The machine is located inside the Jared L. Cohon University Center, the crossroads building on the campus of Carnegie Mellon University in Oakland. The interface consists of two buttons: One says “CMU English Department Stories” and the other is labelled “International Work.”
Press the first one, and out spits a text written by someone in CMU’s English department; the other button yields a work by an international author.
Short Edition is the creation of a French company that has placed more than 200 story dispensers around the world. More than 30 have popped up in the United States since the first one was installed in San Francisco in 2016 by Francis Ford Coppola. Penn State University has placed the machines throughout its library system; in Philadelphia, there are machines at Temple University and the Free Library.
The idea to bring Short Editions to Carnegie Mellon came from CMU English professor Andreea Ritivoi, a native of Romania, who saw it on the Facebook page of an international friend. It’s been on campus since April and has been used more than 5,000 times. The machine costs a few thousand dollars, Ritivoi said.
With classes starting Monday for roughly 14,500 students, a new crop of readers will be introduced to the concept. She plans to expand the CMU offerings to include student writing.
Ritivoi said she would love to see one inside Pittsburgh International Airport and the David L. Lawrence Convention Center.
“When I saw it, I really wanted it to come here,” Ritivoi said. “We hope it inspires people to delve deeper into language. Maybe it will create a discussion or move someone to look up a word or a story or a poet to learn more about the piece they are reading. It may help people think about their own writing.”

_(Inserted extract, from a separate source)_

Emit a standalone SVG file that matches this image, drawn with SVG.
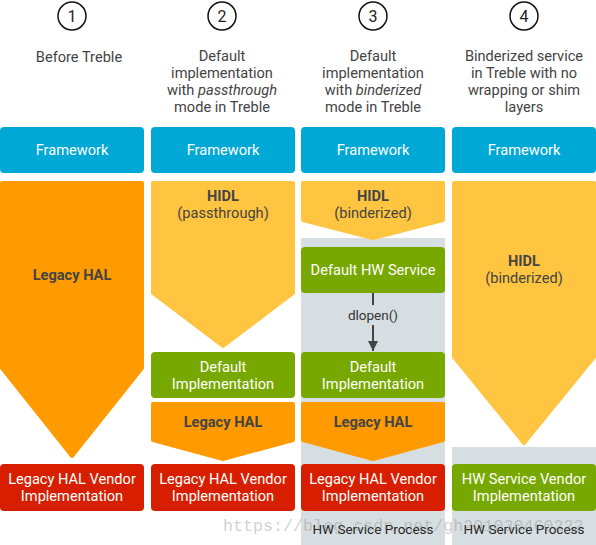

Nick Ryan, business manager at CMU’s English Department, reached out to the French company. The writings are stored in the cloud and Ryan can add new stories through a website. He also can access how many people are using it and what time of day they are using it.
“It is interesting because it is both technology and something as basic as words on paper,” Ryan said. “It is in a centrally located space on campus so many new faces will see it. It always has an audience. People have come here just to see this.”

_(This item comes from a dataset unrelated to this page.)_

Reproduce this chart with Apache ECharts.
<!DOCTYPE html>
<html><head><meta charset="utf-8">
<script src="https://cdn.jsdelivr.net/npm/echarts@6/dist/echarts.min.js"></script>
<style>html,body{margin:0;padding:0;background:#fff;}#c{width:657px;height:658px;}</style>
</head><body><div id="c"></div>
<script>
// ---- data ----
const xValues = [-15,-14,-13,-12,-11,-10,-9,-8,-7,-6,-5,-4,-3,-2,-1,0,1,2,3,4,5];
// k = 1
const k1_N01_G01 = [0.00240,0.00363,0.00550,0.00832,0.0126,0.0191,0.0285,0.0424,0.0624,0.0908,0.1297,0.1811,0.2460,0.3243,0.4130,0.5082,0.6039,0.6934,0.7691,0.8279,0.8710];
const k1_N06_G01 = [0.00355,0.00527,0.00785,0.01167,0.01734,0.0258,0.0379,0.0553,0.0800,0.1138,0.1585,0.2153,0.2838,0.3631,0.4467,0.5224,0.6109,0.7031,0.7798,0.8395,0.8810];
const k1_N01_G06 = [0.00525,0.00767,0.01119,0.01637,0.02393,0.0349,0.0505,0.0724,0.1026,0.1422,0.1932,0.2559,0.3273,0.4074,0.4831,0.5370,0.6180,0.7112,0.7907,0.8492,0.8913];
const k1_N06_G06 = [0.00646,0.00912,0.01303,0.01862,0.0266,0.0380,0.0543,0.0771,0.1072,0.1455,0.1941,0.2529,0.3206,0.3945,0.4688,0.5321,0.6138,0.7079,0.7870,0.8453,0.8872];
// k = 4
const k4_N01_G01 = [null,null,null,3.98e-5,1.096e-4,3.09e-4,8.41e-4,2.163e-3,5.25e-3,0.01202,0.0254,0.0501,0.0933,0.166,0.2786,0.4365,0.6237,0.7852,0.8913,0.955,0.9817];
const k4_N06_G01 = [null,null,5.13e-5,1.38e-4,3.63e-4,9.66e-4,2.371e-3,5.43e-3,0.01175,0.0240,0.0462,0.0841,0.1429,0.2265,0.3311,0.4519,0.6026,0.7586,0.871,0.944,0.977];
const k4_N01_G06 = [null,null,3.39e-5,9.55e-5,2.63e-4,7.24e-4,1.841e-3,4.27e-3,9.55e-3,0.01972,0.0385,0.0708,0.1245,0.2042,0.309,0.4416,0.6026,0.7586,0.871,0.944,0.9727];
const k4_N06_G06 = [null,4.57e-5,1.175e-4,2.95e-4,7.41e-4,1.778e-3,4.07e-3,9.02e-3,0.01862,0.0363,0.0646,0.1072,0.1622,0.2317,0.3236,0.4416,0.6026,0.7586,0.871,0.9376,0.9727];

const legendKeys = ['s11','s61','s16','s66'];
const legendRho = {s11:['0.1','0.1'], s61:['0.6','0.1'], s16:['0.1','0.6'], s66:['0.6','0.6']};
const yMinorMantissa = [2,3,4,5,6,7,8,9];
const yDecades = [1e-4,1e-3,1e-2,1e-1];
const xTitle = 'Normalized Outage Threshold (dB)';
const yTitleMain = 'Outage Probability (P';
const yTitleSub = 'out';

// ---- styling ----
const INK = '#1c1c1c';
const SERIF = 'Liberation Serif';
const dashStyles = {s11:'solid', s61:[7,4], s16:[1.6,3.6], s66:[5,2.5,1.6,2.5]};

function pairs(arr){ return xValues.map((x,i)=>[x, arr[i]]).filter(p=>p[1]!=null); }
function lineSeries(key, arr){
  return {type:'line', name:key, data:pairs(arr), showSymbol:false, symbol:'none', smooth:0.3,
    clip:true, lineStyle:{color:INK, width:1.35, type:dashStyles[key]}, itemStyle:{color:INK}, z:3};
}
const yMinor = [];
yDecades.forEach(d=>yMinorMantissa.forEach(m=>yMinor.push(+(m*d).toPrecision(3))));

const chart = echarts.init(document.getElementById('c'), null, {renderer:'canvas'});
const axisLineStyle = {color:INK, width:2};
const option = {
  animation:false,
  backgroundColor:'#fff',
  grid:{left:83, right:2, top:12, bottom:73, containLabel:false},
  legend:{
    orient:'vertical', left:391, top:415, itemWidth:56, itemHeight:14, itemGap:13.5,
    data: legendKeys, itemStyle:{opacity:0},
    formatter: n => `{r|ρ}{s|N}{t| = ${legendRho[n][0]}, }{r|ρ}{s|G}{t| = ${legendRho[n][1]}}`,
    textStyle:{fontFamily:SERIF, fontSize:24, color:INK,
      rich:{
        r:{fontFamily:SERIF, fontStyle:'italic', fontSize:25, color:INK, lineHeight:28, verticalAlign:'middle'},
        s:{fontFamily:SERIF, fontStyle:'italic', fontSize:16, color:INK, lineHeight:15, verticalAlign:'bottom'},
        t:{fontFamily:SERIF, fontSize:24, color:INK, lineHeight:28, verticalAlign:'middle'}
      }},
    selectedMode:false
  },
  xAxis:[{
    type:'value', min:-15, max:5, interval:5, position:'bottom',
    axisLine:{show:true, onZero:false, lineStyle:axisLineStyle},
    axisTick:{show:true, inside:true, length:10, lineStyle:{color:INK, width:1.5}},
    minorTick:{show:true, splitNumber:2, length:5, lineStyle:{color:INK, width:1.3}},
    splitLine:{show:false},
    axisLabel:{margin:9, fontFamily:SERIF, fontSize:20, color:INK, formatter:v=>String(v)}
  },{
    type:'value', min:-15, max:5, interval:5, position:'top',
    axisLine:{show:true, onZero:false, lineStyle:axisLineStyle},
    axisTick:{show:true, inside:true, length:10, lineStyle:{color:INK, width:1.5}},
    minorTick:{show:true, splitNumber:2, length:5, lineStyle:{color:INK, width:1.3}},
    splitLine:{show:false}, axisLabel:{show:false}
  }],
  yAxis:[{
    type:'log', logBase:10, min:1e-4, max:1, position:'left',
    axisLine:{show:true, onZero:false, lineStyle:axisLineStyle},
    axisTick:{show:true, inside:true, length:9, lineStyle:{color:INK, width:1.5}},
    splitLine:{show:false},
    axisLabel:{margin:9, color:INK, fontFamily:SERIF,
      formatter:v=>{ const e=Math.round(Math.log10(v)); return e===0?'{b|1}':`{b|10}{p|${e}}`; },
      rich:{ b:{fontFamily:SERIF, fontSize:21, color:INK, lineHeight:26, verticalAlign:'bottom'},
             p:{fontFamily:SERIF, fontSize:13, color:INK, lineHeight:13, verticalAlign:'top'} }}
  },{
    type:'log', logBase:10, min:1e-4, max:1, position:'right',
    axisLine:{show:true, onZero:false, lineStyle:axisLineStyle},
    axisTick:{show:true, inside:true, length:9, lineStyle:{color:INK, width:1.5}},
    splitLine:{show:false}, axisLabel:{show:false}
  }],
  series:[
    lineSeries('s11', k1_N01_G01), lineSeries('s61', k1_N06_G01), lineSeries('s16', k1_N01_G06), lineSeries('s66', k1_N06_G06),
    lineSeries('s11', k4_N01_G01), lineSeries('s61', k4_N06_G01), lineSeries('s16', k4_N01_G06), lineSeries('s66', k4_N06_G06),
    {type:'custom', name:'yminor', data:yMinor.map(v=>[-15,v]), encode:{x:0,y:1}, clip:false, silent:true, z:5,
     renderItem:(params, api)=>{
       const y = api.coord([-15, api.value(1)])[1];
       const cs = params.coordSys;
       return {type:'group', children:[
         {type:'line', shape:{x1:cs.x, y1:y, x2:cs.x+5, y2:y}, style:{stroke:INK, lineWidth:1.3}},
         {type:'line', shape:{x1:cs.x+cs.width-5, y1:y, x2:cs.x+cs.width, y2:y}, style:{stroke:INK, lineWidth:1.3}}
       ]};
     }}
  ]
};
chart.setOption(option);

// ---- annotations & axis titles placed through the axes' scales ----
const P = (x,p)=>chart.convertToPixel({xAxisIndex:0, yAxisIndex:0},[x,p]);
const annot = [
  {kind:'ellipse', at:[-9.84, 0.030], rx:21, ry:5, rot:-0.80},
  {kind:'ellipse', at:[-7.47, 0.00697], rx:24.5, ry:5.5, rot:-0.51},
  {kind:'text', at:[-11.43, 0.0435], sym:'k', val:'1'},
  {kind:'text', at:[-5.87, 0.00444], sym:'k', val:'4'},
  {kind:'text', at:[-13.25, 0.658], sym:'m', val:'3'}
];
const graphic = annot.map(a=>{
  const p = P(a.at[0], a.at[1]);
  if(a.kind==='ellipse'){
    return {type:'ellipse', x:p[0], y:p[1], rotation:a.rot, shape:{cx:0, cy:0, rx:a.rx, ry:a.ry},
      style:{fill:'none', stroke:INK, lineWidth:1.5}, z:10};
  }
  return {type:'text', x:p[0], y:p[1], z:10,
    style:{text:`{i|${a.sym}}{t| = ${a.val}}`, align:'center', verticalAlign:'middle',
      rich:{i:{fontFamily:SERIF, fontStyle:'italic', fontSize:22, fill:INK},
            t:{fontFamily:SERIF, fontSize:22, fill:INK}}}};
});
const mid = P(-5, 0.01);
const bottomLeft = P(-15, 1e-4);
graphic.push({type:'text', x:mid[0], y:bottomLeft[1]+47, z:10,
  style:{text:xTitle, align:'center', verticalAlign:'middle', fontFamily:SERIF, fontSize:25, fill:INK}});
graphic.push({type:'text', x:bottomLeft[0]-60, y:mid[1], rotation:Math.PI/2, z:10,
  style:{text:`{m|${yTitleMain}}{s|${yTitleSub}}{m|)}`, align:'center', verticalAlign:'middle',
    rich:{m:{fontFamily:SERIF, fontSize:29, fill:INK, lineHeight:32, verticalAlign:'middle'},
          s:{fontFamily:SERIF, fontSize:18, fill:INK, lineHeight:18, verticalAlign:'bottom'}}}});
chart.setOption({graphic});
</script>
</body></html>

On Monday, Sophia Videva, a senior fine arts animation major at CMU, demonstrated how to use Short Edition to her friend Julia Fraivillig, who was visiting from Smith College in Massachusetts. Videva heard about it from a fellow student. She said another friend printed some out and placed them in bottles for a gift. Videva got a poem by Jane McCafferty, who teaches at CMU, titled “Do You Speak Hafez?”

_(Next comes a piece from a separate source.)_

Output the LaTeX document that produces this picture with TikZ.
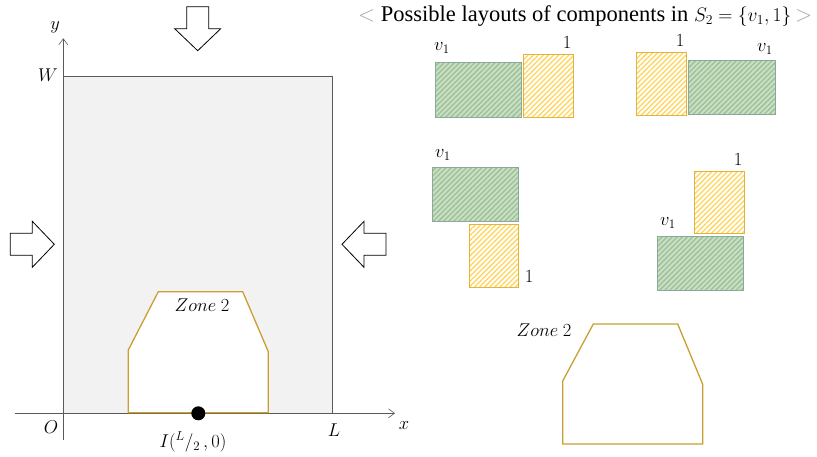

“I’m eager to read it,” Videva said. “I really like this format.”
Fraivillig pushed both buttons, getting an international story (“Riding the Dragon” by Yoann Berjaud) and another poem from McCafferty, “Grief Is a Tide That’s Going Out.” She appreciated that the project is driven by the English department, which might get people to think more about creative writing.
Ritivoi, the CMU professor, hopes so too. “It’s modeled after a vending machine where you can get something anytime you are hungry for it,” she said. “It’s a surprise, because you don’t know what’s coming out. It’s very nourishing for you.”